Short task =>
Exclude pictures. Extract exactly the lines from the one that contains "Output the component" down to the one that contains "Raw residence total", both included.

(Rows from a dataset of charts and code)
------------

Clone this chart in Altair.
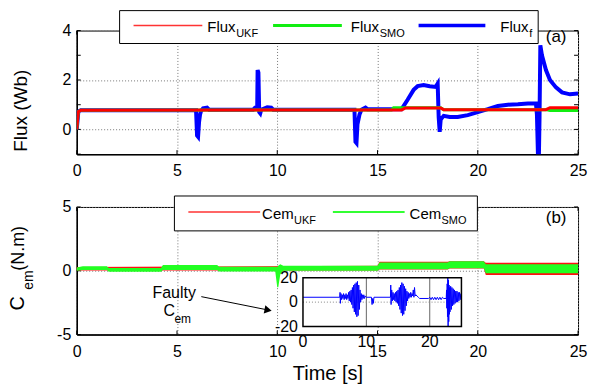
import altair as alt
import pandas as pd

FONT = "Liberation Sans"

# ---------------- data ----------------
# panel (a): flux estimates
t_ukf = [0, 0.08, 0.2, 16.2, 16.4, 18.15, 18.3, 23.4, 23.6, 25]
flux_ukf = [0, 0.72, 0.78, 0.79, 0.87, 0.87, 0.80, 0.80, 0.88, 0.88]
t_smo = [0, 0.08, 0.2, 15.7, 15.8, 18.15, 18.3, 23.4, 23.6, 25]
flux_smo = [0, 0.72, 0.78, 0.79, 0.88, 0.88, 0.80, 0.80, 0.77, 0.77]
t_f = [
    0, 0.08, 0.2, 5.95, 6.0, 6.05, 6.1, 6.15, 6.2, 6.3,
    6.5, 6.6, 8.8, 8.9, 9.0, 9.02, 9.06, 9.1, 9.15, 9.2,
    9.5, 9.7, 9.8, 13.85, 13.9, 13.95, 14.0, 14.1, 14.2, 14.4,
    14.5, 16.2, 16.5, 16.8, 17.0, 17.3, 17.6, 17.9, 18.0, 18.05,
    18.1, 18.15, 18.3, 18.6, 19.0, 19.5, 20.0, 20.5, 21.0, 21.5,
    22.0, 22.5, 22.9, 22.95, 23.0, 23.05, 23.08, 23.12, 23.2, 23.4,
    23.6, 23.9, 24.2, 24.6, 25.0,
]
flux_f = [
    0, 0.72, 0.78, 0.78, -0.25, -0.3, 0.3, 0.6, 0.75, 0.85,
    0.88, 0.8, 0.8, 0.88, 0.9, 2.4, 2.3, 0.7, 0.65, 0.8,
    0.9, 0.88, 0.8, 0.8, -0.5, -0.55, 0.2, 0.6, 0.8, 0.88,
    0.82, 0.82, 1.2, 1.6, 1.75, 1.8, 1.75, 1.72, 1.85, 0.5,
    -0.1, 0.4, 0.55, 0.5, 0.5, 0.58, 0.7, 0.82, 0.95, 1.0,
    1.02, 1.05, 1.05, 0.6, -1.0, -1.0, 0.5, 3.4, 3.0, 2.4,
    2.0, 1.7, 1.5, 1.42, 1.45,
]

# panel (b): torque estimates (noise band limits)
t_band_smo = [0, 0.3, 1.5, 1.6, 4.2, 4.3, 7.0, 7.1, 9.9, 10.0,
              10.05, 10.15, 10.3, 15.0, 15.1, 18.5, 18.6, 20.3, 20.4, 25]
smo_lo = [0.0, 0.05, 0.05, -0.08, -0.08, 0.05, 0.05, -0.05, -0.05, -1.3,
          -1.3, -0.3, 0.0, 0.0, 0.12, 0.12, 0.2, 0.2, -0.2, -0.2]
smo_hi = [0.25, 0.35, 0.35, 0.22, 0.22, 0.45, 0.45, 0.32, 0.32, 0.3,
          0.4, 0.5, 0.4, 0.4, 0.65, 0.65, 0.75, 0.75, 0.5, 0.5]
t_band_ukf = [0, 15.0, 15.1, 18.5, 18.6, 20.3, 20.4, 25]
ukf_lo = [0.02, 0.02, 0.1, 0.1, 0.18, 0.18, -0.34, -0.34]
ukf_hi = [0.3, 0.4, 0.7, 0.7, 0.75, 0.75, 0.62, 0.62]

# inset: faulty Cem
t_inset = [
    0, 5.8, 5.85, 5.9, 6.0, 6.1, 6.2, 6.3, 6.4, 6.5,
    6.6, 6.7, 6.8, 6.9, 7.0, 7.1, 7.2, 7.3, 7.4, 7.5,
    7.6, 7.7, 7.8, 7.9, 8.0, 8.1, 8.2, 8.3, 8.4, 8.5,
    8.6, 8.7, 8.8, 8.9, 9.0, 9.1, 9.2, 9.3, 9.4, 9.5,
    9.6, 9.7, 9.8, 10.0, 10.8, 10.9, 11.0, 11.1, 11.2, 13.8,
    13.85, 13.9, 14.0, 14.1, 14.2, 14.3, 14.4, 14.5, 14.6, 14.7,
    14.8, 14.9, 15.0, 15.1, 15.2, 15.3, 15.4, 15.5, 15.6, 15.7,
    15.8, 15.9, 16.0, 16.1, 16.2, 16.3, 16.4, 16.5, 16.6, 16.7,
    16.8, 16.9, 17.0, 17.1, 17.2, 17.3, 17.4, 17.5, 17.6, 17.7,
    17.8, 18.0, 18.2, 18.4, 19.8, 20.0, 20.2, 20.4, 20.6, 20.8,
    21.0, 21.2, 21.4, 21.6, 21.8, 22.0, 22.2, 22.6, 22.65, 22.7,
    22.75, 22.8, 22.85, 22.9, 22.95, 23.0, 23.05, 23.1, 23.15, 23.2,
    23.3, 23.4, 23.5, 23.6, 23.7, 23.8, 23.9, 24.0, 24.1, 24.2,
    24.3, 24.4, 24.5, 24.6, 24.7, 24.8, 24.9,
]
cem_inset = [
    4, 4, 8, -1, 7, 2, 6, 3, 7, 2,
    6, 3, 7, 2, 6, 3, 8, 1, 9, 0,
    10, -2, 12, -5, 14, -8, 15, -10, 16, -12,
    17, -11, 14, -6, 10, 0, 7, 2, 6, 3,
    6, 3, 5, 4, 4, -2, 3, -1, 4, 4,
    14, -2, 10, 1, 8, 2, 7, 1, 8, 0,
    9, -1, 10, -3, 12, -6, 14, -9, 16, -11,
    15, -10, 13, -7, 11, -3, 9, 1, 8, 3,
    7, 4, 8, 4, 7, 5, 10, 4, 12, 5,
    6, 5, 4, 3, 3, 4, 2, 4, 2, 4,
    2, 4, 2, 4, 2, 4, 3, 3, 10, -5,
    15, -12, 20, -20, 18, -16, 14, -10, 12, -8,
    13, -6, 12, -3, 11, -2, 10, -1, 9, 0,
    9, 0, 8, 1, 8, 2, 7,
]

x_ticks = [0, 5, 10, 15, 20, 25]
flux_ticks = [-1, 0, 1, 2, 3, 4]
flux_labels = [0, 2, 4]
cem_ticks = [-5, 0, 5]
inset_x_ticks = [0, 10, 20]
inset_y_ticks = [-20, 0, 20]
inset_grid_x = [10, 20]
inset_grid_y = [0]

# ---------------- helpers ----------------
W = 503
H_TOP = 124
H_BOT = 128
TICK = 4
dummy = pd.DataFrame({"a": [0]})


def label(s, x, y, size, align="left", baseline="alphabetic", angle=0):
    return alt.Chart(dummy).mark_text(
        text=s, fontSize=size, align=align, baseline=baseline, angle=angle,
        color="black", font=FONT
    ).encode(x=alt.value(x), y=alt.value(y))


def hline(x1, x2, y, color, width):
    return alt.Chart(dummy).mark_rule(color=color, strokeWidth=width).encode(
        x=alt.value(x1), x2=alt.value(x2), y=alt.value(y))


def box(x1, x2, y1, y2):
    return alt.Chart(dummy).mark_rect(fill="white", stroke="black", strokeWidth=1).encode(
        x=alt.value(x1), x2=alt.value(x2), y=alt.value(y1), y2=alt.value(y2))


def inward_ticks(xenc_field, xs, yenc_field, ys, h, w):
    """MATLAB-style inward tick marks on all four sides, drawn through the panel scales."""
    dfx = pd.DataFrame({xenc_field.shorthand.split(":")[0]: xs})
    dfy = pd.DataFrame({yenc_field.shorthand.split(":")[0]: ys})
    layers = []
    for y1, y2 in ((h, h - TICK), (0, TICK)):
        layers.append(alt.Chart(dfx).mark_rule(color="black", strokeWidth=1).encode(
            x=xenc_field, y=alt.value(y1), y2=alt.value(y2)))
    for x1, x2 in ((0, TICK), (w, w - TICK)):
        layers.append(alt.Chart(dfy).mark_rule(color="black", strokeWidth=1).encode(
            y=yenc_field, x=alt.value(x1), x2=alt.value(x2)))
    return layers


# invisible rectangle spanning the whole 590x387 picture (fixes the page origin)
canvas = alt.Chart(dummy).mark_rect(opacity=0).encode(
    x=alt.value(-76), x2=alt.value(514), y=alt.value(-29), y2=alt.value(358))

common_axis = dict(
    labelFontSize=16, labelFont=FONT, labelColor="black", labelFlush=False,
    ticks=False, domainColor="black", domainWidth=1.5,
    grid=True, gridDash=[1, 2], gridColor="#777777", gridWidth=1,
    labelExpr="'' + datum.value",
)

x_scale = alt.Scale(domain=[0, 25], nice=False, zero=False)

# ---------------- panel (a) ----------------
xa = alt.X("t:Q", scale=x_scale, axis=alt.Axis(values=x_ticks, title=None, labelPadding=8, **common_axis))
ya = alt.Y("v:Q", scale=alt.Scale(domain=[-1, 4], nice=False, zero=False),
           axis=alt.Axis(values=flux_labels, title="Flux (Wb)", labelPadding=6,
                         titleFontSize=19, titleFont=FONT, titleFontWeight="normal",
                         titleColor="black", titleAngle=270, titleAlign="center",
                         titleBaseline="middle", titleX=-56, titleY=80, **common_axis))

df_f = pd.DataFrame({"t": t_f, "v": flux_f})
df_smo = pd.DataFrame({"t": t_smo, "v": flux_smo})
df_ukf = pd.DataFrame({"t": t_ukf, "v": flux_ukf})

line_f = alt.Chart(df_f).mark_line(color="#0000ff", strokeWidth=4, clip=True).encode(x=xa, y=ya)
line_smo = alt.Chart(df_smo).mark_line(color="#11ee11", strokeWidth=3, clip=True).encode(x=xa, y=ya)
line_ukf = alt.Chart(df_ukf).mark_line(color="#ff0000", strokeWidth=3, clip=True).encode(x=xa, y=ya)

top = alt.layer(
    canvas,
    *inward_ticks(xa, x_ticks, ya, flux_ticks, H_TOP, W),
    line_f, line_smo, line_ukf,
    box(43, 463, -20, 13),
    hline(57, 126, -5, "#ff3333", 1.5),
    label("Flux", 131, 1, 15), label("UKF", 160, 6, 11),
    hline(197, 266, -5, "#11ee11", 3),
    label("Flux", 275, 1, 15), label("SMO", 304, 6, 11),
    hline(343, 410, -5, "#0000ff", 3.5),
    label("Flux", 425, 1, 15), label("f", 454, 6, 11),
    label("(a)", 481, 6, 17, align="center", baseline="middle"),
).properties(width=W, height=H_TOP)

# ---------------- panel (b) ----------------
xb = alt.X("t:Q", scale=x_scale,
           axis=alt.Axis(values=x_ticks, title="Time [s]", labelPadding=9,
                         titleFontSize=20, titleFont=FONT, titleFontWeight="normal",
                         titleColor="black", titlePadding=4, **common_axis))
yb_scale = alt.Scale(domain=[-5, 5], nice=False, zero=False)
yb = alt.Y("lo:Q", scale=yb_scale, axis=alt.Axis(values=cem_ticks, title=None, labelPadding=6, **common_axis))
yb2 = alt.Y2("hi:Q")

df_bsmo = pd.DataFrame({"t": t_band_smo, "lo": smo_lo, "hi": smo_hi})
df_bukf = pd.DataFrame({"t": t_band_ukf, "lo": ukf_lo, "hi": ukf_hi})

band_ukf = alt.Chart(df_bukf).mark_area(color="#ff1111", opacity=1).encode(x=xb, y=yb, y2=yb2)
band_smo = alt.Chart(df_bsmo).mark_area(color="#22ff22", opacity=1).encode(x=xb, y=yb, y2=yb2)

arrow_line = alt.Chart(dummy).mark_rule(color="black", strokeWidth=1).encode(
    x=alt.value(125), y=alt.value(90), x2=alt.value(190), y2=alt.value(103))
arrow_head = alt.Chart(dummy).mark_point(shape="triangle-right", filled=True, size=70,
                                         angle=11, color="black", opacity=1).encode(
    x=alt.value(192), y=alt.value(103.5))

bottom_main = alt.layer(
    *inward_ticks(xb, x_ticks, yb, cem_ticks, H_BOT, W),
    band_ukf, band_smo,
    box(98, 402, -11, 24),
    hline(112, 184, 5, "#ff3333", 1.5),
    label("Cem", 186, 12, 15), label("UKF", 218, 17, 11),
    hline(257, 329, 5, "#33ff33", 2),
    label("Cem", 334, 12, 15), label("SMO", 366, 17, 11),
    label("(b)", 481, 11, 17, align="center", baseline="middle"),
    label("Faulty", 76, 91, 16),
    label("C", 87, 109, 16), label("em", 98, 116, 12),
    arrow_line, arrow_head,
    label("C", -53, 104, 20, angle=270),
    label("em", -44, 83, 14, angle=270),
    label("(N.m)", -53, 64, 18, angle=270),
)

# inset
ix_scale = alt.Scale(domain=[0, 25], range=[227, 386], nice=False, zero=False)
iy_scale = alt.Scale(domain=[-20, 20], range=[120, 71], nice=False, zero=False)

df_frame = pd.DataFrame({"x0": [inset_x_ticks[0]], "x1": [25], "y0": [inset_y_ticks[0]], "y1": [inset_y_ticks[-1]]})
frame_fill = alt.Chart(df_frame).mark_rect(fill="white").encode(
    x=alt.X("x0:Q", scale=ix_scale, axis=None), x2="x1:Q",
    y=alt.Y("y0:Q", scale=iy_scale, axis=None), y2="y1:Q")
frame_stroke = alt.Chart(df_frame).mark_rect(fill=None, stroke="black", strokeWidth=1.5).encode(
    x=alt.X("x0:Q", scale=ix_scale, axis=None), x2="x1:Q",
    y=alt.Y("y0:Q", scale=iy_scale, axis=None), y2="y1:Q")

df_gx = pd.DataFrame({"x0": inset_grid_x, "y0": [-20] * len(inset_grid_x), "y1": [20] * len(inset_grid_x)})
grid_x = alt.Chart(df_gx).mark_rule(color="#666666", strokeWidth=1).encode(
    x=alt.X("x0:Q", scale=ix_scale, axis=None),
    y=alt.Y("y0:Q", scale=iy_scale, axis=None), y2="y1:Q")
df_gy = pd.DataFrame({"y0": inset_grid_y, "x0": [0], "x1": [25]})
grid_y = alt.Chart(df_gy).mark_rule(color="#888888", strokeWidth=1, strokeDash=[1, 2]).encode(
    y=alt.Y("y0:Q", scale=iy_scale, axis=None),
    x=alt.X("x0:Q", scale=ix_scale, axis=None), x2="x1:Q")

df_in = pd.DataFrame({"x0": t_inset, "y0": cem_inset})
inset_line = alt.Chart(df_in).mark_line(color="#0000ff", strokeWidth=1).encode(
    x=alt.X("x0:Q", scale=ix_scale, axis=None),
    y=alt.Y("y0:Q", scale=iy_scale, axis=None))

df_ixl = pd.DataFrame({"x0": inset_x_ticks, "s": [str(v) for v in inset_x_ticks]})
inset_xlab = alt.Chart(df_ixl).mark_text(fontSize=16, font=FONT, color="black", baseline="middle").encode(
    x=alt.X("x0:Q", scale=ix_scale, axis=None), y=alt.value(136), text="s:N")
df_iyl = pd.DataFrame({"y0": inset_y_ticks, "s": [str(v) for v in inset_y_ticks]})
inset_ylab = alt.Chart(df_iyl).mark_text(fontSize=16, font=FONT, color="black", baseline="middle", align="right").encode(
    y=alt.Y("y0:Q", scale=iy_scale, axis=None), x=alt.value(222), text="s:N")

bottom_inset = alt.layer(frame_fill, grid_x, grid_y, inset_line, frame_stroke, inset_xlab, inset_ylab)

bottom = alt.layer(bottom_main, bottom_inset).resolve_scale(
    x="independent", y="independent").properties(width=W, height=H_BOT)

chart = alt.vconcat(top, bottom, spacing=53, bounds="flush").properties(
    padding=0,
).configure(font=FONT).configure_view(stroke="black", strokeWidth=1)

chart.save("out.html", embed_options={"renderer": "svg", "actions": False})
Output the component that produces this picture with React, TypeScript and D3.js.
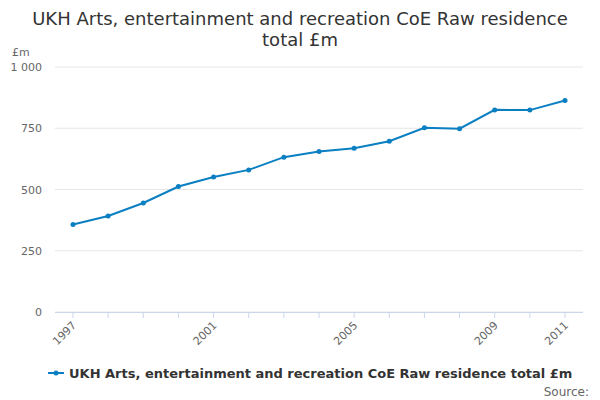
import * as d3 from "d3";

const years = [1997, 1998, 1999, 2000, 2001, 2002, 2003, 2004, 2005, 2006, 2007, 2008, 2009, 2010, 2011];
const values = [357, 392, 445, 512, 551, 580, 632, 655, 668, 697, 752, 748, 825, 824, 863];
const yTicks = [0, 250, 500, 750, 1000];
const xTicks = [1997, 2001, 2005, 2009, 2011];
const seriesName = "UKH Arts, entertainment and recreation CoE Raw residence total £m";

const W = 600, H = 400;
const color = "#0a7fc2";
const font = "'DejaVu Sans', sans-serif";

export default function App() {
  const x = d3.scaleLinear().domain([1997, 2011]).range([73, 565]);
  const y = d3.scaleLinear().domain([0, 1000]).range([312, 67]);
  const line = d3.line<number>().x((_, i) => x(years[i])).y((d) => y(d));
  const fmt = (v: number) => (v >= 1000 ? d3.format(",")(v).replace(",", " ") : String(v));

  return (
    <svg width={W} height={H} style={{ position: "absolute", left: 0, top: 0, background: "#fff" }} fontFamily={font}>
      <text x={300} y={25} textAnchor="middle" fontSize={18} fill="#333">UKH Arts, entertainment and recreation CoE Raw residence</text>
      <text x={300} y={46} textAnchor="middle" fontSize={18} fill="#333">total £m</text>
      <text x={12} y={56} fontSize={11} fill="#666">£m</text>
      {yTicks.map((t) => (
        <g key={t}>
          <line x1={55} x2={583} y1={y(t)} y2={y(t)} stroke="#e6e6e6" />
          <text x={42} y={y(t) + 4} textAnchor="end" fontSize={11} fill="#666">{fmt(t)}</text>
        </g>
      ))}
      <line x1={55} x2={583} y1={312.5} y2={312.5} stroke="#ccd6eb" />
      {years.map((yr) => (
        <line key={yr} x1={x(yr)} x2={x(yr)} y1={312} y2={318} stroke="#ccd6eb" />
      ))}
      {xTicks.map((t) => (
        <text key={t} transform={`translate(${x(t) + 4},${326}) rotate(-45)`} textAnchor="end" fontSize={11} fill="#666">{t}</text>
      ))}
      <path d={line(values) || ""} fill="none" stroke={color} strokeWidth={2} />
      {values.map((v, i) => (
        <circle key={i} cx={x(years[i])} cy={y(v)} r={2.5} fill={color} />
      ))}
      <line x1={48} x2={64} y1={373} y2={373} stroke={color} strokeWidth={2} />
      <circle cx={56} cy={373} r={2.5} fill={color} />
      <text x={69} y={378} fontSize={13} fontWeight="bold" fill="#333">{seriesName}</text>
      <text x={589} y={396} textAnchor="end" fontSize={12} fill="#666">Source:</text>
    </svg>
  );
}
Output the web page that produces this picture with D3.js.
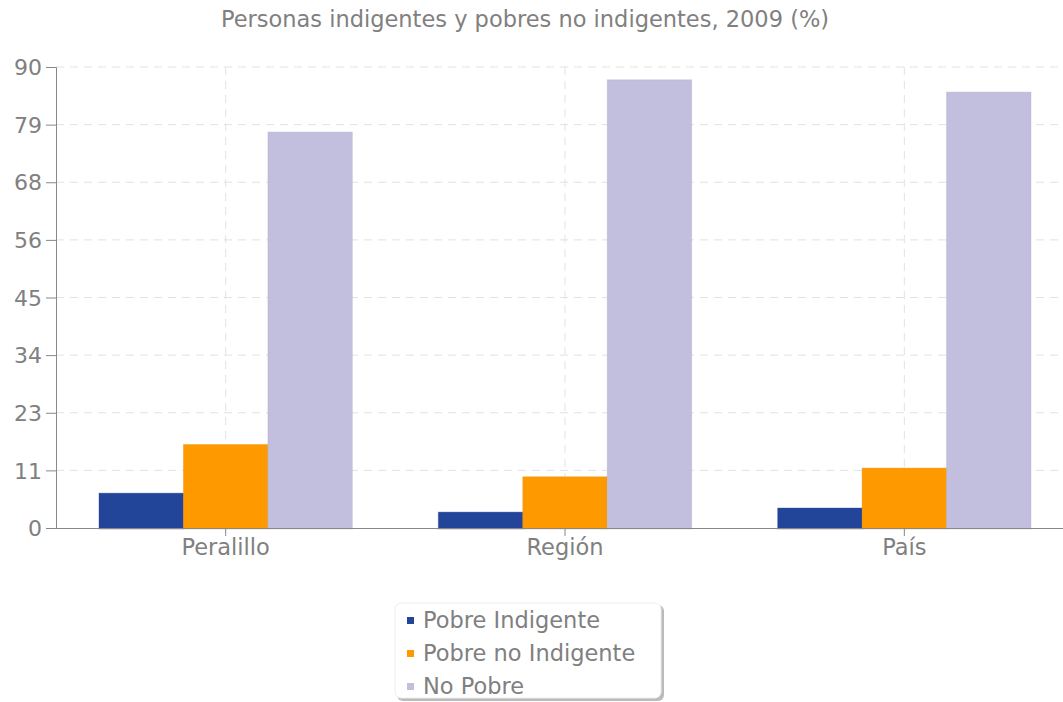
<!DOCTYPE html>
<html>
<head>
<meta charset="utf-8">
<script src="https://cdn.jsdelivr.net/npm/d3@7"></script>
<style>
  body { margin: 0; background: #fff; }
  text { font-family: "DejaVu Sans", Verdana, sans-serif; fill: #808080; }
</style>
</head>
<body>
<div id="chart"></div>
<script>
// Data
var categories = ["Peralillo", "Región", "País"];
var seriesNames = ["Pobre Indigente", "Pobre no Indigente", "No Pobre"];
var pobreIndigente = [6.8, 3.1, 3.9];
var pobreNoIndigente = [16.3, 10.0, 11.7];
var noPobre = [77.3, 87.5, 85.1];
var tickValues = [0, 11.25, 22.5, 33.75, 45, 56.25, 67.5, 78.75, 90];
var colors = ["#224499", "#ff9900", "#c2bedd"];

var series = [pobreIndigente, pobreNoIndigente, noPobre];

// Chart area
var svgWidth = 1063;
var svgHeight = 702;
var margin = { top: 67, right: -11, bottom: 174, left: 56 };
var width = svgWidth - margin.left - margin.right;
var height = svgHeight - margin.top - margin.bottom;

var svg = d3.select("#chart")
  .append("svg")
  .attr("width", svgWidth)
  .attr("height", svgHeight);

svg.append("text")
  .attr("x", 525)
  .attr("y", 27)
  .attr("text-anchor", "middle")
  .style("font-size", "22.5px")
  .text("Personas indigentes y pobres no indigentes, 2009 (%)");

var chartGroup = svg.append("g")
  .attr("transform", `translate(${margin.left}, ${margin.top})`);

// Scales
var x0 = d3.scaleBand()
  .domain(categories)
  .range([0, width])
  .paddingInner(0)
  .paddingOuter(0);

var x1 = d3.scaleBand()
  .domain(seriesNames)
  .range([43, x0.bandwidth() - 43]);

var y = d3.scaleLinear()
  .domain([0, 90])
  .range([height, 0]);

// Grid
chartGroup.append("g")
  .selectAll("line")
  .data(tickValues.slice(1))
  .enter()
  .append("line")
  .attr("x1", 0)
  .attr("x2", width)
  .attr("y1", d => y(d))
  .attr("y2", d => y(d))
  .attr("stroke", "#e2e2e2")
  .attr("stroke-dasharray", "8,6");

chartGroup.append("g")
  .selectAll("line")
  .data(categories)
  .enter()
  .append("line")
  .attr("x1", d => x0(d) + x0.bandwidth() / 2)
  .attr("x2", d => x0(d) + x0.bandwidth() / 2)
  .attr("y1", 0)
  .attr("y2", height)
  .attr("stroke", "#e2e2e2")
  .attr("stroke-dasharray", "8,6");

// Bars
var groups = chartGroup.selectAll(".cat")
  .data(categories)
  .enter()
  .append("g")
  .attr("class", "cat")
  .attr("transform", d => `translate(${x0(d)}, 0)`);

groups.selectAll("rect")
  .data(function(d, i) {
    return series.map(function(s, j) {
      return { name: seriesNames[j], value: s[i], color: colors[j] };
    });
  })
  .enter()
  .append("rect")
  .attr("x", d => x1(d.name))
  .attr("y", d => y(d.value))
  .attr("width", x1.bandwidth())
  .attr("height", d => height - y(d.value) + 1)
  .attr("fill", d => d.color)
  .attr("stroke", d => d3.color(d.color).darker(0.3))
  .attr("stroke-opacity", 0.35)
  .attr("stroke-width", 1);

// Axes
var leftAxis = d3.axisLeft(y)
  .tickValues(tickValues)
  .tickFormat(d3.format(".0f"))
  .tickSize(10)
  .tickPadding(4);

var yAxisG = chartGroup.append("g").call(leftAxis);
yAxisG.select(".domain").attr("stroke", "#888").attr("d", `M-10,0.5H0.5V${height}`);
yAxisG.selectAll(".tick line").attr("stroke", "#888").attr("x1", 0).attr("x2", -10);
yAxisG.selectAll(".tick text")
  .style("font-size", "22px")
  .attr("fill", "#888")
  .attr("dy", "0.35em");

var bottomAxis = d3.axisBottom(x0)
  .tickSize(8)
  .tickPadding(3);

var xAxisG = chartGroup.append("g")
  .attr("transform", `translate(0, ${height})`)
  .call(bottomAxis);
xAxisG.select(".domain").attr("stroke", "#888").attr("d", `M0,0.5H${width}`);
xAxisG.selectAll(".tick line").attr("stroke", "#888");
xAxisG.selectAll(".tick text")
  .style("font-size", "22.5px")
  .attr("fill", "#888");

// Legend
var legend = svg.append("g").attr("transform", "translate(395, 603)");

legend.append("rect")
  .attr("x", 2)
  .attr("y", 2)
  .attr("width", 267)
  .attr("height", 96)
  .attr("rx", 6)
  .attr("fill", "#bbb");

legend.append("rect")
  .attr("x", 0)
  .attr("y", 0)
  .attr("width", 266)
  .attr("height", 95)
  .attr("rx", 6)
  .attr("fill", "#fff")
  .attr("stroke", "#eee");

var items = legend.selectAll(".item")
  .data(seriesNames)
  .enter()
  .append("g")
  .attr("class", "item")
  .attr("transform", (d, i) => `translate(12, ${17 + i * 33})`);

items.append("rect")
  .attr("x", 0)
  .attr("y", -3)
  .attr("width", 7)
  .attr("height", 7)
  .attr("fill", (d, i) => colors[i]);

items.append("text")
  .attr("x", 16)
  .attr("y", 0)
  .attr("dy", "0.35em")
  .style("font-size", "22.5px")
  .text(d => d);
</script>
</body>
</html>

------------

Output for this exercise =>
Output the component that produces this picture with React, TypeScript and D3.js.
import * as d3 from "d3";

const years = [1997, 1998, 1999, 2000, 2001, 2002, 2003, 2004, 2005, 2006, 2007, 2008, 2009, 2010, 2011];
const values = [357, 392, 445, 512, 551, 580, 632, 655, 668, 697, 752, 748, 825, 824, 863];
const yTicks = [0, 250, 500, 750, 1000];
const xTicks = [1997, 2001, 2005, 2009, 2011];
const seriesName = "UKH Arts, entertainment and recreation CoE Raw residence total £m";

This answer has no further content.